## [Direction]
Reproduce the listing below exactly, minus its pictures.

## [Recorded data]
__________________________________________________

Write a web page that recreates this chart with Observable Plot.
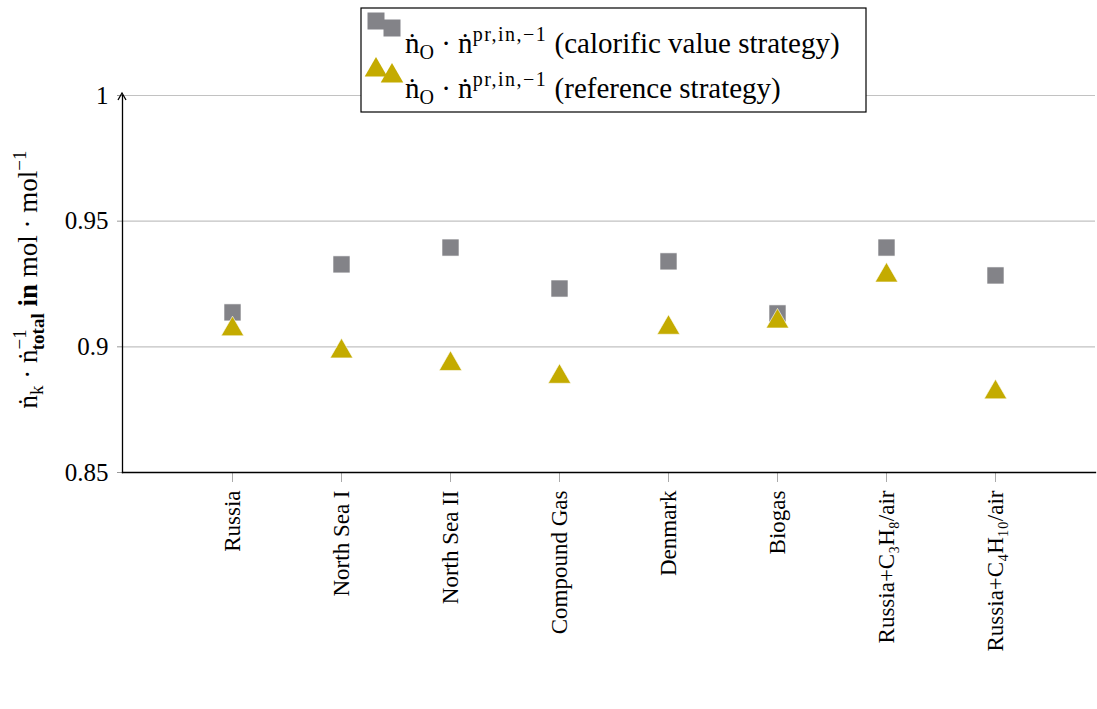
<!DOCTYPE html>
<html>
<head>
<meta charset="utf-8">
<script src="https://cdn.jsdelivr.net/npm/d3@7"></script>
<script src="https://cdn.jsdelivr.net/npm/@observablehq/plot@0.6"></script>
<style>
  html, body { margin: 0; padding: 0; background: #fff; }
  #chart { position: relative; width: 1097px; height: 709px; }
</style>
</head>
<body>
<div id="chart"></div>
<script>
const categories = ["Russia", "North Sea I", "North Sea II", "Compound Gas", "Denmark", "Biogas", "Russia+C₃H₈/air", "Russia+C₄H₁₀/air"];
const calorificValues = [0.9137, 0.9328, 0.9395, 0.9232, 0.934, 0.9133, 0.9395, 0.9284];
const referenceValues = [0.907, 0.8982, 0.8932, 0.8881, 0.9076, 0.9101, 0.9284, 0.8819];
const yTicks = [0.85, 0.9, 0.95, 1];
const yTickLabels = ["0.85", "0.9", "0.95", "1"];
const gridTicks = [0.9, 0.95, 1];

const squareColor = "#838388";
const triangleColor = "#c4ab00";
const FONT = "'Liberation Serif', 'DejaVu Serif', serif";

const calData = categories.map((c, i) => ({cat: c, v: calorificValues[i]}));
const refData = categories.map((c, i) => ({cat: c, v: referenceValues[i]}));

const W = 1097, H = 709;
const mL = 122, mR = 2, mT = 95, mB = 237;

const plot = Plot.plot({
  width: W,
  height: H,
  marginLeft: mL,
  marginRight: mR,
  marginTop: mT,
  marginBottom: mB,
  style: {fontFamily: FONT, fontSize: "22px", color: "#000", background: "#fff"},
  x: {type: "point", domain: categories, range: [231, 996], padding: 0},
  y: {domain: [0.85, 1]},
  marks: [
    Plot.gridY(gridTicks, {stroke: "#c2c2c2", strokeOpacity: 1, strokeWidth: 1.2}),
    Plot.axisY({ticks: yTicks, tickFormat: d => yTickLabels[yTicks.indexOf(d)], tickSize: 5, tickPadding: 9, stroke: "#999", label: null, fontSize: 25}),
    Plot.axisX({tickRotate: -90, tickSize: 10, tickPadding: 8, stroke: "#aaa", label: null, fontSize: 23}),
    Plot.frame({anchor: "bottom", stroke: "#000", strokeWidth: 1.3}),
    Plot.frame({anchor: "left", stroke: "#000", strokeWidth: 1.3}),
    Plot.dot(calData, {x: "cat", y: "v", symbol: "square", r: 9.6, fill: squareColor, stroke: "#fff", strokeWidth: 0.6}),
    Plot.dot(refData, {x: "cat", y: "v", symbol: "triangle", r: 8.4, fill: triangleColor, stroke: "#fff", strokeWidth: 0.6})
  ]
});

document.getElementById("chart").appendChild(plot);

const svg = d3.select(plot);

// arrow head at top of y axis
svg.append("path")
  .attr("d", `M${mL - 4},${mT + 5} L${mL},${mT - 2} L${mL + 4},${mT + 5}`)
  .attr("fill", "none").attr("stroke", "#000").attr("stroke-width", 1.3);

// y axis label
const yl = svg.append("text")
  .attr("transform", `translate(37, ${(mT + (H - mB)) / 2 - 4}) rotate(-90)`)
  .attr("text-anchor", "middle")
  .attr("font-family", FONT)
  .attr("font-size", 27)
  .attr("fill", "#000");
yl.append("tspan").text("ṅ");
yl.append("tspan").attr("dy", 6).attr("font-size", 19).text("k");
yl.append("tspan").attr("dy", -6).text(" · ṅ");
yl.append("tspan").attr("dy", -11).attr("font-size", 19).text("−1");
yl.append("tspan").attr("dx", -21).attr("dy", 18).attr("font-size", 19).attr("font-weight", "bold").text("total");
yl.append("tspan").attr("dy", -7).attr("font-weight", "bold").text(" in ");
yl.append("tspan").text("mol · mol");
yl.append("tspan").attr("dy", -11).attr("font-size", 19).text("−1");

// legend
const lg = svg.append("g");
lg.append("rect").attr("x", 361).attr("y", 8).attr("width", 505).attr("height", 104)
  .attr("fill", "#fff").attr("stroke", "#000").attr("stroke-width", 1.2);
const sq = d3.symbol(d3.symbolSquare, 289)();
const tri = d3.symbol(d3.symbolTriangle, 220)();
[[376, 21], [392, 28]].forEach(([x, y]) => lg.append("path").attr("d", sq).attr("transform", `translate(${x},${y})`).attr("fill", squareColor));
[[376, 70], [392, 76]].forEach(([x, y]) => lg.append("path").attr("d", tri).attr("transform", `translate(${x},${y})`).attr("fill", triangleColor));

function legendText(y, label) {
  const t = lg.append("text").attr("x", 405).attr("y", y)
    .attr("text-anchor", "start")
    .attr("font-family", FONT)
    .attr("font-size", 29).attr("fill", "#000");
  t.append("tspan").text("ṅ");
  t.append("tspan").attr("dy", 6).attr("font-size", 20).text("O");
  t.append("tspan").attr("dy", -6).text(" · ṅ");
  t.append("tspan").attr("dy", -12).attr("font-size", 20).attr("letter-spacing", 1.5).text("pr,in,−1");
  t.append("tspan").attr("dy", 12).text(" " + label);
}
legendText(53, "(calorific value strategy)");
legendText(98, "(reference strategy)");
</script>
</body>
</html>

__________________________________________________

## [Full solution]
Write a web page that recreates this chart with Observable Plot.
<!DOCTYPE html>
<html>
<head>
<meta charset="utf-8">
<script src="https://cdn.jsdelivr.net/npm/d3@7"></script>
<script src="https://cdn.jsdelivr.net/npm/@observablehq/plot@0.6"></script>
<style>
  html, body { margin: 0; padding: 0; background: #fff; }
  #chart { position: relative; width: 1097px; height: 709px; }
</style>
</head>
<body>
<div id="chart"></div>
<script>
const categories = ["Russia", "North Sea I", "North Sea II", "Compound Gas", "Denmark", "Biogas", "Russia+C₃H₈/air", "Russia+C₄H₁₀/air"];
const calorificValues = [0.9137, 0.9328, 0.9395, 0.9232, 0.934, 0.9133, 0.9395, 0.9284];
const referenceValues = [0.907, 0.8982, 0.8932, 0.8881, 0.9076, 0.9101, 0.9284, 0.8819];
const yTicks = [0.85, 0.9, 0.95, 1];
const yTickLabels = ["0.85", "0.9", "0.95", "1"];
const gridTicks = [0.9, 0.95, 1];

const squareColor = "#838388";
const triangleColor = "#c4ab00";
const FONT = "'Liberation Serif', 'DejaVu Serif', serif";

const calData = categories.map((c, i) => ({cat: c, v: calorificValues[i]}));
const refData = categories.map((c, i) => ({cat: c, v: referenceValues[i]}));

const W = 1097, H = 709;
const mL = 122, mR = 2, mT = 95, mB = 237;

const plot = Plot.plot({
  width: W,
  height: H,
  marginLeft: mL,
  marginRight: mR,
  marginTop: mT,
  marginBottom: mB,
  style: {fontFamily: FONT, fontSize: "22px", color: "#000", background: "#fff"},
  x: {type: "point", domain: categories, range: [231, 996], padding: 0},
  y: {domain: [0.85, 1]},
  marks: [
    Plot.gridY(gridTicks, {stroke: "#c2c2c2", strokeOpacity: 1, strokeWidth: 1.2}),
    Plot.axisY({ticks: yTicks, tickFormat: d => yTickLabels[yTicks.indexOf(d)], tickSize: 5, tickPadding: 9, stroke: "#999", label: null, fontSize: 25}),
    Plot.axisX({tickRotate: -90, tickSize: 10, tickPadding: 8, stroke: "#aaa", label: null, fontSize: 23}),
    Plot.frame({anchor: "bottom", stroke: "#000", strokeWidth: 1.3}),
    Plot.frame({anchor: "left", stroke: "#000", strokeWidth: 1.3}),
    Plot.dot(calData, {x: "cat", y: "v", symbol: "square", r: 9.6, fill: squareColor, stroke: "#fff", strokeWidth: 0.6}),
    Plot.dot(refData, {x: "cat", y: "v", symbol: "triangle", r: 8.4, fill: triangleColor, stroke: "#fff", strokeWidth: 0.6})
  ]
});

document.getElementById("chart").appendChild(plot);

const svg = d3.select(plot);

// arrow head at top of y axis
svg.append("path")
  .attr("d", `M${mL - 4},${mT + 5} L${mL},${mT - 2} L${mL + 4},${mT + 5}`)
  .attr("fill", "none").attr("stroke", "#000").attr("stroke-width", 1.3);

// y axis label
const yl = svg.append("text")
  .attr("transform", `translate(37, ${(mT + (H - mB)) / 2 - 4}) rotate(-90)`)
  .attr("text-anchor", "middle")
  .attr("font-family", FONT)
  .attr("font-size", 27)
  .attr("fill", "#000");
yl.append("tspan").text("ṅ");
yl.append("tspan").attr("dy", 6).attr("font-size", 19).text("k");
yl.append("tspan").attr("dy", -6).text(" · ṅ");
yl.append("tspan").attr("dy", -11).attr("font-size", 19).text("−1");
yl.append("tspan").attr("dx", -21).attr("dy", 18).attr("font-size", 19).attr("font-weight", "bold").text("total");
yl.append("tspan").attr("dy", -7).attr("font-weight", "bold").text(" in ");
yl.append("tspan").text("mol · mol");
yl.append("tspan").attr("dy", -11).attr("font-size", 19).text("−1");

// legend
const lg = svg.append("g");
lg.append("rect").attr("x", 361).attr("y", 8).attr("width", 505).attr("height", 104)
  .attr("fill", "#fff").attr("stroke", "#000").attr("stroke-width", 1.2);
const sq = d3.symbol(d3.symbolSquare, 289)();
const tri = d3.symbol(d3.symbolTriangle, 220)();
[[376, 21], [392, 28]].forEach(([x, y]) => lg.append("path").attr("d", sq).attr("transform", `translate(${x},${y})`).attr("fill", squareColor));
[[376, 70], [392, 76]].forEach(([x, y]) => lg.append("path").attr("d", tri).attr("transform", `translate(${x},${y})`).attr("fill", triangleColor));

function legendText(y, label) {
  const t = lg.append("text").attr("x", 405).attr("y", y)
    .attr("text-anchor", "start")
    .attr("font-family", FONT)
    .attr("font-size", 29).attr("fill", "#000");
  t.append("tspan").text("ṅ");
  t.append("tspan").attr("dy", 6).attr("font-size", 20).text("O");
  t.append("tspan").attr("dy", -6).text(" · ṅ");
  t.append("tspan").attr("dy", -12).attr("font-size", 20).attr("letter-spacing", 1.5).text("pr,in,−1");
  t.append("tspan").attr("dy", 12).text(" " + label);
}
legendText(53, "(calorific value strategy)");
legendText(98, "(reference strategy)");
</script>
</body>
</html>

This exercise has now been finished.